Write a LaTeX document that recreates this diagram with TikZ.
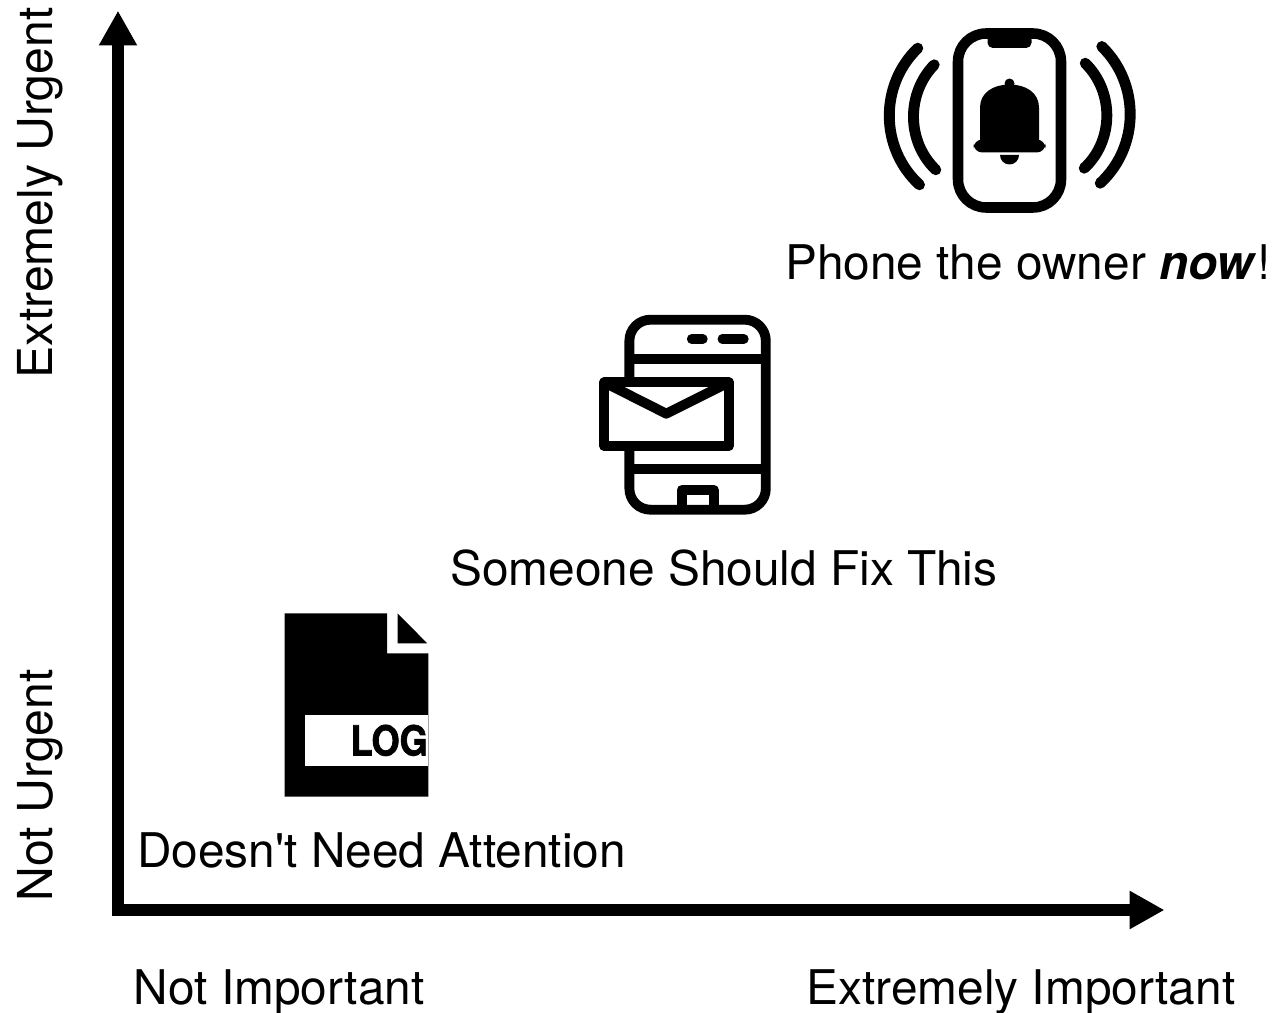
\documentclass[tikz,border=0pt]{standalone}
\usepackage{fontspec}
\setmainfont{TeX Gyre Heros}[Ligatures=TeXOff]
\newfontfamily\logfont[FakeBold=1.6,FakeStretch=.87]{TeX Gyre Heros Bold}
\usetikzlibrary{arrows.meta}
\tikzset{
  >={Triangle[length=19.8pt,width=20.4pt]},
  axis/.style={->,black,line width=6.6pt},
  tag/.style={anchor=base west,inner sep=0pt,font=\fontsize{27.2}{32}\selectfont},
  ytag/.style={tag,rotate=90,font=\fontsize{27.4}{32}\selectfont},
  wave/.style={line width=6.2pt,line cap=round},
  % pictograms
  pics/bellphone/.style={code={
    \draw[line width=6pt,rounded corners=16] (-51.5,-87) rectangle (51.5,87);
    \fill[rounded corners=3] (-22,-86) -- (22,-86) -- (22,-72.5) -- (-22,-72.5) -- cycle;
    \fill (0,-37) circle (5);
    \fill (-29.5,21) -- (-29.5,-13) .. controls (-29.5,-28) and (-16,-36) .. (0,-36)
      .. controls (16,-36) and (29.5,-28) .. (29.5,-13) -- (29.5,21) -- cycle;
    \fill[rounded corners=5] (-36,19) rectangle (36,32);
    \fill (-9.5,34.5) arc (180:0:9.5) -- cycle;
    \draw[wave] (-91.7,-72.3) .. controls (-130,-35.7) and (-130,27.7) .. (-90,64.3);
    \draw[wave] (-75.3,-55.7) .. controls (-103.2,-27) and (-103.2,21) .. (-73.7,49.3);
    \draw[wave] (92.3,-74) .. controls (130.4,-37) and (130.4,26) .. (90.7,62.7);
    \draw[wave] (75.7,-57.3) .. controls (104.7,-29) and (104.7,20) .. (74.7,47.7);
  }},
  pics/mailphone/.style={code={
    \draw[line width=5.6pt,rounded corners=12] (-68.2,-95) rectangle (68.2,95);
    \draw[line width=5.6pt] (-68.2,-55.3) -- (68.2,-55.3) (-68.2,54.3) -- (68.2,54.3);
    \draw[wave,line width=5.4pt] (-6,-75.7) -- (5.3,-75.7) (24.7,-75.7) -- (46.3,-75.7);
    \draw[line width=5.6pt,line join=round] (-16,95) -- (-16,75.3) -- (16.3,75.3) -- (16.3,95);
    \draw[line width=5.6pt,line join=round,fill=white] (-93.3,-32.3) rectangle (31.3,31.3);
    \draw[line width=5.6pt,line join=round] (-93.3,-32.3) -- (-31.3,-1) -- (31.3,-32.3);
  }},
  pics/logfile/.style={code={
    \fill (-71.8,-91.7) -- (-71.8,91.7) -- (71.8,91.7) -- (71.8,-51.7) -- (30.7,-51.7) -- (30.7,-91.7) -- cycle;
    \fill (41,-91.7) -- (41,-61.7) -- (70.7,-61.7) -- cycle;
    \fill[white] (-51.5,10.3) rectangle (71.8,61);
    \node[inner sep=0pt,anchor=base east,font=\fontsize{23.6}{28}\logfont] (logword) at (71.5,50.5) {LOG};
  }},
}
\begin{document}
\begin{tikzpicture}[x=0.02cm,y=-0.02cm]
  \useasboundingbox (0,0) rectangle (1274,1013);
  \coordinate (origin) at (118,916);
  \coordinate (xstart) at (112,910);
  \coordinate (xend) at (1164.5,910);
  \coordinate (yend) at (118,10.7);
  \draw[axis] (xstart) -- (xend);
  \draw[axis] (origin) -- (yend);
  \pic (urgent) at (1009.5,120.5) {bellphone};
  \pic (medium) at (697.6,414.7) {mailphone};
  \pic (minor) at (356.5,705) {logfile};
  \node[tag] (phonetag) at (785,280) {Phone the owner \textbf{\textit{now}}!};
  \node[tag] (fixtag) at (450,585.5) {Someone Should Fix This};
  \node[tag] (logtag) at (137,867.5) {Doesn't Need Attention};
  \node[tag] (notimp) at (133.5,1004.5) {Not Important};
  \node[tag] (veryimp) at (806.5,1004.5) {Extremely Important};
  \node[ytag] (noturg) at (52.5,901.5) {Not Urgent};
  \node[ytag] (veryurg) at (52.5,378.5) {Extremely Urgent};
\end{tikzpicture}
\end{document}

+ + + +

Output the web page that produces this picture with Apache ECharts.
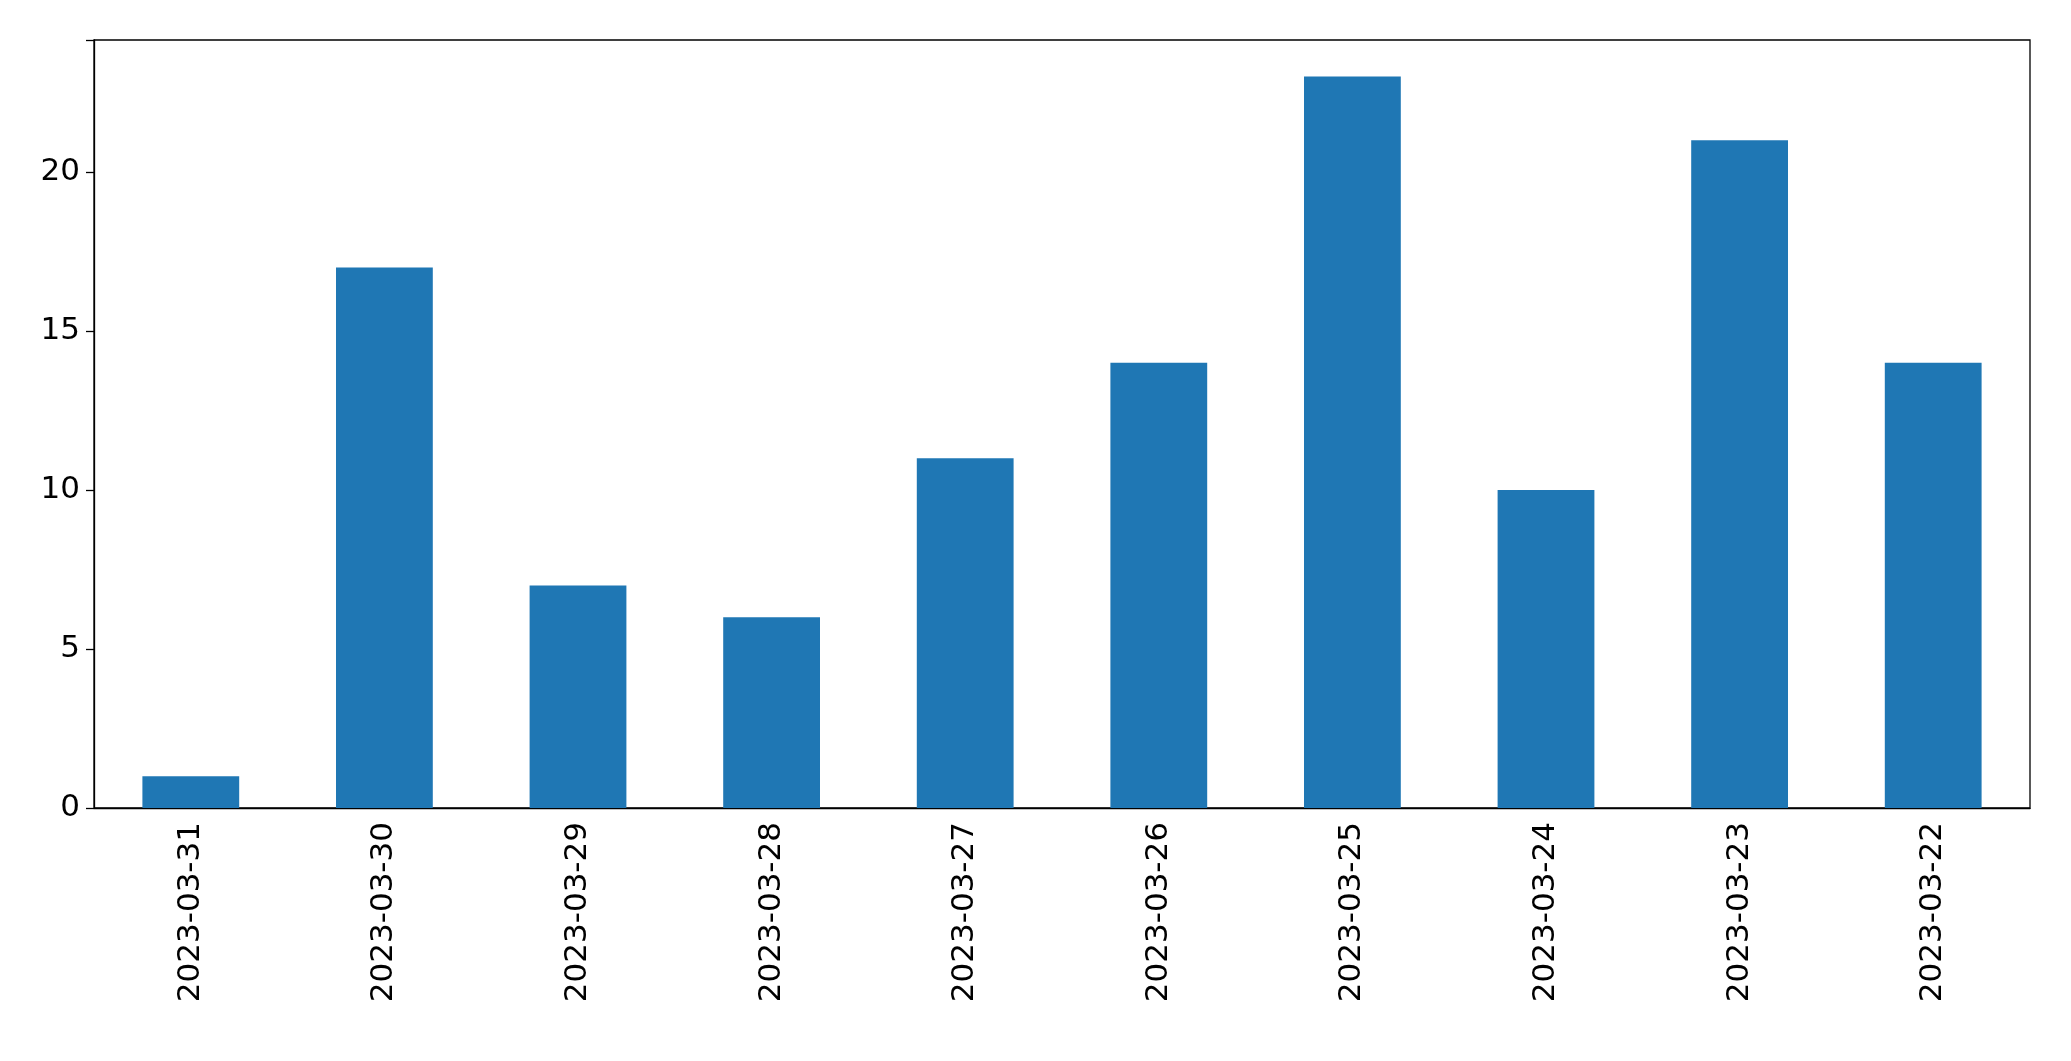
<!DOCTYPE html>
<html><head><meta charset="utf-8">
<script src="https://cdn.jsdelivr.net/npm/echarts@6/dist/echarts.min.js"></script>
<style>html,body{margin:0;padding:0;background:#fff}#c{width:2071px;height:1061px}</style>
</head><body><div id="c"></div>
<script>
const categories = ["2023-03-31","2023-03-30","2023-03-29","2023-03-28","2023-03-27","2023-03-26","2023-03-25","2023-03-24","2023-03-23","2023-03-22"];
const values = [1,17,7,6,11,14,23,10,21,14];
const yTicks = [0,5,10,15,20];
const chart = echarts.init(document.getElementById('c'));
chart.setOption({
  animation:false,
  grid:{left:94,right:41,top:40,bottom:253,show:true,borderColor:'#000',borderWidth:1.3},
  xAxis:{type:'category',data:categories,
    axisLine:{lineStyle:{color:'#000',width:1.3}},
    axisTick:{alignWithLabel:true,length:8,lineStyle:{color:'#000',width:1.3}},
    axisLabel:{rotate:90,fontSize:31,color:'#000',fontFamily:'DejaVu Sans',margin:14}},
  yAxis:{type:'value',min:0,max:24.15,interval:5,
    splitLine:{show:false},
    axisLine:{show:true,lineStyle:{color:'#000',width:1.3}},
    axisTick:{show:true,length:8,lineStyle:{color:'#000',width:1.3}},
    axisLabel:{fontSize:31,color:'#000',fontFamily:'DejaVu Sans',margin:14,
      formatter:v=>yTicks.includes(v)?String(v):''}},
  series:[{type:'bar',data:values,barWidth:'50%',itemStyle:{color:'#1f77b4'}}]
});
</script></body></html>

+ + + +

### [YOUR OBJECTIVE]
Using the material above, count the lines containing the word "that". Reply with the number alone.

### [RESULT OF THE EXERCISE]
2